The Higher Education Funding Council for England is due to release on 1 March full details of the impact element of the inaugural REF, following a pilot assessment exercise that was run last year.
In a report published last November, the pilot panels, made up of roughly equal numbers of academics and “users” of research, said Hefce’s proposed assessment methodology based on case studies was appropriate for all subjects.
They also endorsed the use of a common impact weighting across all disciplines.
But the funding council is expected to respond to calls for the weighting to be less than 25 per cent for the first REF, which will be run in 2014 and used to distribute about ?1.5 billion in annual quality-related research funding.
Last year’s report, Research Excellence Framework Impact Pilot Exercise: Findings of the Expert Panels, said that the weighting should be “sufficient to ensure it is taken seriously” but not so high as to undermine confidence in the REF due to impact’s “developmental” nature.
The pilot exercise involved 29 institutions, which submitted case studies to panels in English, physics, medicine, social work and social policy, and earth systems and environmental sciences.
The exercise also appears to have assuaged government doubts about the impact element.
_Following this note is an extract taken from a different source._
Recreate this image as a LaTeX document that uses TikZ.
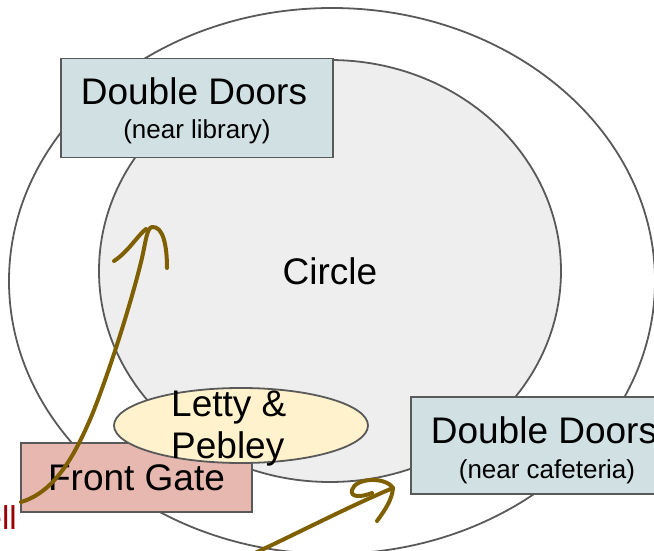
\documentclass[tikz,border=0pt]{standalone}
\usepackage{fontspec}
\setmainfont{Liberation Sans}
\usetikzlibrary{shapes.geometric}
\definecolor{edge}{HTML}{595959}
\definecolor{innerfill}{HTML}{EEEEEE}
\definecolor{doorfill}{HTML}{D0E0E3}
\definecolor{gatefill}{HTML}{E6B8AF}
\definecolor{lpfill}{HTML}{FFF2CC}
\definecolor{arrowc}{HTML}{7F6000}
\definecolor{redtxt}{HTML}{990000}
\begin{document}
\begin{tikzpicture}[x=1pt,y=-1pt,
  region/.style={ellipse, draw=edge, line width=1.8pt, inner sep=0pt},
  box/.style={rectangle, draw=edge, line width=1.8pt, inner sep=0pt, align=center},
  big/.style={font=\fontsize{37}{43}\selectfont},
  sub/.style={font=\fontsize{26}{31}\selectfont, anchor=base, inner sep=0pt},
  title/.style={font=\fontsize{37}{43}\selectfont, anchor=base, inner sep=0pt},
  scribble/.style={draw=arrowc, line width=4pt, line cap=round, line join=round}]
\useasboundingbox (0,0) rectangle (654,551);
\clip (0,0) rectangle (654,551);
% regions
\node[region, fill=white, minimum width=646pt, minimum height=546pt] (campus) at (332,281) {};
\node[region, fill=innerfill, minimum width=462pt, minimum height=422pt, big] (circle) at (330,271) {Circle};
% boxes
\node[box, fill=doorfill, minimum width=272pt, minimum height=99pt] (lib) at (197,108) {};
\node[title] (libtitle) at (194,105) {Double Doors};
\node[sub] (libsub) at (197,138.5) {(near library)};
\node[box, fill=doorfill, minimum width=268pt, minimum height=97pt] (caf) at (545,445.5) {};
\node[title] (caftitle) at (544,443) {Double Doors};
\node[sub] (cafsub) at (547,478) {(near cafeteria)};
\node[box, fill=gatefill, minimum width=231pt, minimum height=69pt, big] (gate) at (136.5,477.5) {Front Gate};
\node[region, fill=lpfill, minimum width=254pt, minimum height=75pt] (lp) at (241,425.5) {};
\node[anchor=west, inner sep=0pt, align=left, font=\fontsize{37}{42}\selectfont] (lptext) at (171,429) {Letty \&\\Pebley};
% red text cut at the left edge
\node[anchor=base west, inner sep=0pt, text=redtxt, font=\fontsize{33}{38}\selectfont] (redlabel) at (-16.5,529) {ell};
% hand-drawn arrows
\coordinate (a1s) at (21,502);
\coordinate (a1m) at (92,415);
\coordinate (a1n) at (142,258);
\coordinate (a1t) at (152,227);
\coordinate (a1r) at (167,268);
\coordinate (a1l) at (114,261);
\coordinate (a1b) at (146,229);
\path[scribble] (a1s) .. controls (55,492) and (75,455) .. (a1m)
  .. controls (110,370) and (132,300) .. (a1n)
  .. controls (146,240) and (147,228) .. (a1t)
  .. controls (163,226) and (167,245) .. (a1r);
\path[scribble] (a1l) .. controls (128,252) and (138,235) .. (a1b);
\coordinate (a2s) at (255,553);
\coordinate (a2t) at (393,488);
\coordinate (a2r) at (377,521);
\coordinate (a2e) at (372,493);
\path[scribble] (a2s) .. controls (300,532) and (350,506) .. (a2t);
\path[scribble] (a2r) .. controls (385,510) and (392,500) .. (a2t)
  .. controls (385,476) and (355,478) .. (352,490)
  .. controls (350,498) and (362,497) .. (a2e);
\end{tikzpicture}
\end{document}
When he entered office last year, David Willetts, the universities and science minister, postponed the REF by a year to permit further consideration of whether an impact assessment method could be found that was “robust” and commanded the confidence of the academic community.
Hefce must also decide whether to adopt the pilot exercise’s requirement for one case study for every 10 academics, drawing on research carried out over the previous 15 years that has had an impact in the previous six.
The physics panel called for all research carried out in the past 25 years to be eligible for assessment.